Start Stored data

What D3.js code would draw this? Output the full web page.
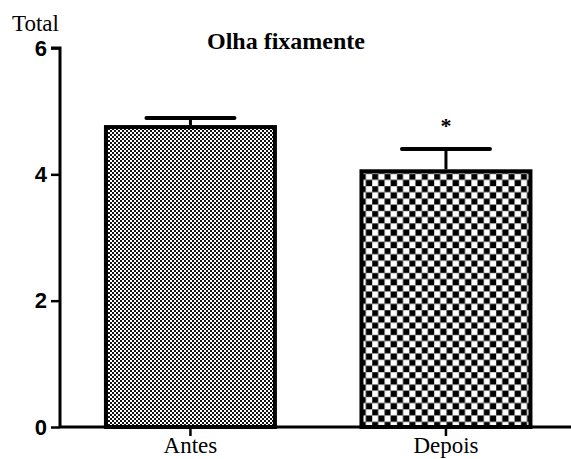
<!DOCTYPE html>
<html>
<head>
<meta charset="utf-8">
<script src="https://cdn.jsdelivr.net/npm/d3@7/dist/d3.min.js"></script>
<style>
  html, body { margin: 0; padding: 0; background: #fff; }
  svg { display: block; }
</style>
</head>
<body>
<svg id="chart" width="571" height="459"></svg>
<script>
// Data
const categories = ["Antes", "Depois"];
const means = [4.78, 4.08];
const sems = [0.11, 0.32];
const significance = ["", "*"];
const yTicks = [0, 2, 4, 6];

const svg = d3.select("#chart");

const x = d3.scaleBand()
  .domain(categories)
  .range([60, 576.4])
  .paddingInner(0.323)
  .paddingOuter(0.172);

const y = d3.scaleLinear()
  .domain([0, 6])
  .range([427, 48]);

// Fill patterns: fine checker for the first bar, coarse checker for the second
const defs = svg.append("defs");

const fine = defs.append("pattern")
  .attr("id", "checkFine")
  .attr("patternUnits", "userSpaceOnUse")
  .attr("width", 4).attr("height", 4);
fine.append("rect").attr("width", 4).attr("height", 4).attr("fill", "#fff");
fine.append("rect").attr("x", 0).attr("y", 0).attr("width", 2).attr("height", 2).attr("fill", "#111");
fine.append("rect").attr("x", 2).attr("y", 2).attr("width", 2).attr("height", 2).attr("fill", "#111");

const cs = 6.2;
const coarse = defs.append("pattern")
  .attr("id", "checkCoarse")
  .attr("patternUnits", "userSpaceOnUse")
  .attr("width", cs * 2).attr("height", cs * 2);
coarse.append("rect").attr("width", cs * 2).attr("height", cs * 2).attr("fill", "#fff");
coarse.append("rect").attr("x", 0).attr("y", 0).attr("width", cs).attr("height", cs).attr("fill", "#000");
coarse.append("rect").attr("x", cs).attr("y", cs).attr("width", cs).attr("height", cs).attr("fill", "#000");
coarse.append("path")
  .attr("d", `M0,0H${cs*2}M0,${cs}H${cs*2}M0,0V${cs*2}M${cs},0V${cs*2}`)
  .attr("stroke", "#888").attr("stroke-width", 0.8).attr("fill", "none");

const fills = ["url(#checkFine)", "url(#checkCoarse)"];

const data = categories.map((c, i) => ({ cat: c, mean: means[i], sem: sems[i], sig: significance[i], fill: fills[i] }));

// Bars
const sw = 4;
svg.append("g").selectAll("rect")
  .data(data)
  .join("rect")
  .attr("x", d => x(d.cat) + sw / 2)
  .attr("y", d => y(d.mean) + sw / 2)
  .attr("width", x.bandwidth() - sw)
  .attr("height", d => y(0) - y(d.mean) - sw / 2)
  .attr("fill", d => d.fill)
  .attr("stroke", "#000")
  .attr("stroke-width", sw);

// Error bars (upper only)
const eb = svg.append("g");
data.forEach(d => {
  const cx = x(d.cat) + x.bandwidth() / 2;
  eb.append("line")
    .attr("x1", cx).attr("x2", cx)
    .attr("y1", y(d.mean)).attr("y2", y(d.mean + d.sem))
    .attr("stroke", "#000").attr("stroke-width", 3);
  eb.append("line")
    .attr("x1", cx - 44).attr("x2", cx + 44)
    .attr("y1", y(d.mean + d.sem)).attr("y2", y(d.mean + d.sem))
    .attr("stroke", "#000").attr("stroke-width", 4).attr("stroke-linecap", "round");
  if (d.sig) {
    eb.append("text")
      .attr("x", cx).attr("y", y(d.mean + d.sem) - 16)
      .attr("text-anchor", "middle")
      .attr("font-family", "Liberation Serif, Times New Roman, serif")
      .attr("font-weight", "bold")
      .attr("font-size", 22)
      .attr("fill", "#000")
      .text(d.sig);
  }
});

// Y axis
const yAxis = svg.append("g")
  .attr("transform", "translate(60,0)")
  .call(d3.axisLeft(y).tickValues(yTicks).tickSize(9).tickPadding(4).tickFormat(d3.format("d")));
yAxis.select(".domain").attr("stroke", "#000").attr("stroke-width", 3)
  .attr("d", `M-9,${y(6)}H0V${y(0)}`);
yAxis.selectAll(".tick line").attr("stroke", "#000").attr("stroke-width", 2.5);
yAxis.selectAll(".tick text")
  .attr("font-family", "Liberation Sans, Arial, sans-serif")
  .attr("font-weight", "bold")
  .attr("font-size", 22)
  .attr("fill", "#000");

// X axis
const xAxis = svg.append("g")
  .attr("transform", `translate(0,${y(0)})`)
  .call(d3.axisBottom(x).tickSize(9).tickPadding(4));
xAxis.select(".domain").attr("stroke", "#000").attr("stroke-width", 3)
  .attr("d", `M60,0H571`);
xAxis.selectAll(".tick line").attr("stroke", "#000").attr("stroke-width", 2.5);
xAxis.selectAll(".tick text")
  .attr("font-family", "Liberation Serif, Times New Roman, serif")
  .attr("font-size", 23)
  .attr("fill", "#000")
  .attr("y", 0)
  .attr("dy", 0)
  .attr("transform", "translate(0,26)");

// Axis title and chart title
svg.append("text")
  .attr("x", 12).attr("y", 31)
  .attr("font-family", "Liberation Serif, Times New Roman, serif")
  .attr("font-size", 23)
  .attr("fill", "#000")
  .text("Total");

svg.append("text")
  .attr("x", 286).attr("y", 49)
  .attr("text-anchor", "middle")
  .attr("font-family", "Liberation Serif, Times New Roman, serif")
  .attr("font-weight", "bold")
  .attr("font-size", 24)
  .attr("fill", "#000")
  .text("Olha fixamente");
</script>
</body>
</html>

End Stored data

**Aim**
Reproduce the material in full, word for word, and omit the pictures.

**Answer to this task**
What D3.js code would draw this? Output the full web page.
<!DOCTYPE html>
<html>
<head>
<meta charset="utf-8">
<script src="https://cdn.jsdelivr.net/npm/d3@7/dist/d3.min.js"></script>
<style>
  html, body { margin: 0; padding: 0; background: #fff; }
  svg { display: block; }
</style>
</head>
<body>
<svg id="chart" width="571" height="459"></svg>
<script>
// Data
const categories = ["Antes", "Depois"];
const means = [4.78, 4.08];
const sems = [0.11, 0.32];
const significance = ["", "*"];
const yTicks = [0, 2, 4, 6];

const svg = d3.select("#chart");

const x = d3.scaleBand()
  .domain(categories)
  .range([60, 576.4])
  .paddingInner(0.323)
  .paddingOuter(0.172);

const y = d3.scaleLinear()
  .domain([0, 6])
  .range([427, 48]);

// Fill patterns: fine checker for the first bar, coarse checker for the second
const defs = svg.append("defs");

const fine = defs.append("pattern")
  .attr("id", "checkFine")
  .attr("patternUnits", "userSpaceOnUse")
  .attr("width", 4).attr("height", 4);
fine.append("rect").attr("width", 4).attr("height", 4).attr("fill", "#fff");
fine.append("rect").attr("x", 0).attr("y", 0).attr("width", 2).attr("height", 2).attr("fill", "#111");
fine.append("rect").attr("x", 2).attr("y", 2).attr("width", 2).attr("height", 2).attr("fill", "#111");

const cs = 6.2;
const coarse = defs.append("pattern")
  .attr("id", "checkCoarse")
  .attr("patternUnits", "userSpaceOnUse")
  .attr("width", cs * 2).attr("height", cs * 2);
coarse.append("rect").attr("width", cs * 2).attr("height", cs * 2).attr("fill", "#fff");
coarse.append("rect").attr("x", 0).attr("y", 0).attr("width", cs).attr("height", cs).attr("fill", "#000");
coarse.append("rect").attr("x", cs).attr("y", cs).attr("width", cs).attr("height", cs).attr("fill", "#000");
coarse.append("path")
  .attr("d", `M0,0H${cs*2}M0,${cs}H${cs*2}M0,0V${cs*2}M${cs},0V${cs*2}`)
  .attr("stroke", "#888").attr("stroke-width", 0.8).attr("fill", "none");

const fills = ["url(#checkFine)", "url(#checkCoarse)"];

const data = categories.map((c, i) => ({ cat: c, mean: means[i], sem: sems[i], sig: significance[i], fill: fills[i] }));

// Bars
const sw = 4;
svg.append("g").selectAll("rect")
  .data(data)
  .join("rect")
  .attr("x", d => x(d.cat) + sw / 2)
  .attr("y", d => y(d.mean) + sw / 2)
  .attr("width", x.bandwidth() - sw)
  .attr("height", d => y(0) - y(d.mean) - sw / 2)
  .attr("fill", d => d.fill)
  .attr("stroke", "#000")
  .attr("stroke-width", sw);

// Error bars (upper only)
const eb = svg.append("g");
data.forEach(d => {
  const cx = x(d.cat) + x.bandwidth() / 2;
  eb.append("line")
    .attr("x1", cx).attr("x2", cx)
    .attr("y1", y(d.mean)).attr("y2", y(d.mean + d.sem))
    .attr("stroke", "#000").attr("stroke-width", 3);
  eb.append("line")
    .attr("x1", cx - 44).attr("x2", cx + 44)
    .attr("y1", y(d.mean + d.sem)).attr("y2", y(d.mean + d.sem))
    .attr("stroke", "#000").attr("stroke-width", 4).attr("stroke-linecap", "round");
  if (d.sig) {
    eb.append("text")
      .attr("x", cx).attr("y", y(d.mean + d.sem) - 16)
      .attr("text-anchor", "middle")
      .attr("font-family", "Liberation Serif, Times New Roman, serif")
      .attr("font-weight", "bold")
      .attr("font-size", 22)
      .attr("fill", "#000")
      .text(d.sig);
  }
});

// Y axis
const yAxis = svg.append("g")
  .attr("transform", "translate(60,0)")
  .call(d3.axisLeft(y).tickValues(yTicks).tickSize(9).tickPadding(4).tickFormat(d3.format("d")));
yAxis.select(".domain").attr("stroke", "#000").attr("stroke-width", 3)
  .attr("d", `M-9,${y(6)}H0V${y(0)}`);
yAxis.selectAll(".tick line").attr("stroke", "#000").attr("stroke-width", 2.5);
yAxis.selectAll(".tick text")
  .attr("font-family", "Liberation Sans, Arial, sans-serif")
  .attr("font-weight", "bold")
  .attr("font-size", 22)
  .attr("fill", "#000");

// X axis
const xAxis = svg.append("g")
  .attr("transform", `translate(0,${y(0)})`)
  .call(d3.axisBottom(x).tickSize(9).tickPadding(4));
xAxis.select(".domain").attr("stroke", "#000").attr("stroke-width", 3)
  .attr("d", `M60,0H571`);
xAxis.selectAll(".tick line").attr("stroke", "#000").attr("stroke-width", 2.5);
xAxis.selectAll(".tick text")
  .attr("font-family", "Liberation Serif, Times New Roman, serif")
  .attr("font-size", 23)
  .attr("fill", "#000")
  .attr("y", 0)
  .attr("dy", 0)
  .attr("transform", "translate(0,26)");

// Axis title and chart title
svg.append("text")
  .attr("x", 12).attr("y", 31)
  .attr("font-family", "Liberation Serif, Times New Roman, serif")
  .attr("font-size", 23)
  .attr("fill", "#000")
  .text("Total");

svg.append("text")
  .attr("x", 286).attr("y", 49)
  .attr("text-anchor", "middle")
  .attr("font-family", "Liberation Serif, Times New Roman, serif")
  .attr("font-weight", "bold")
  .attr("font-size", 24)
  .attr("fill", "#000")
  .text("Olha fixamente");
</script>
</body>
</html>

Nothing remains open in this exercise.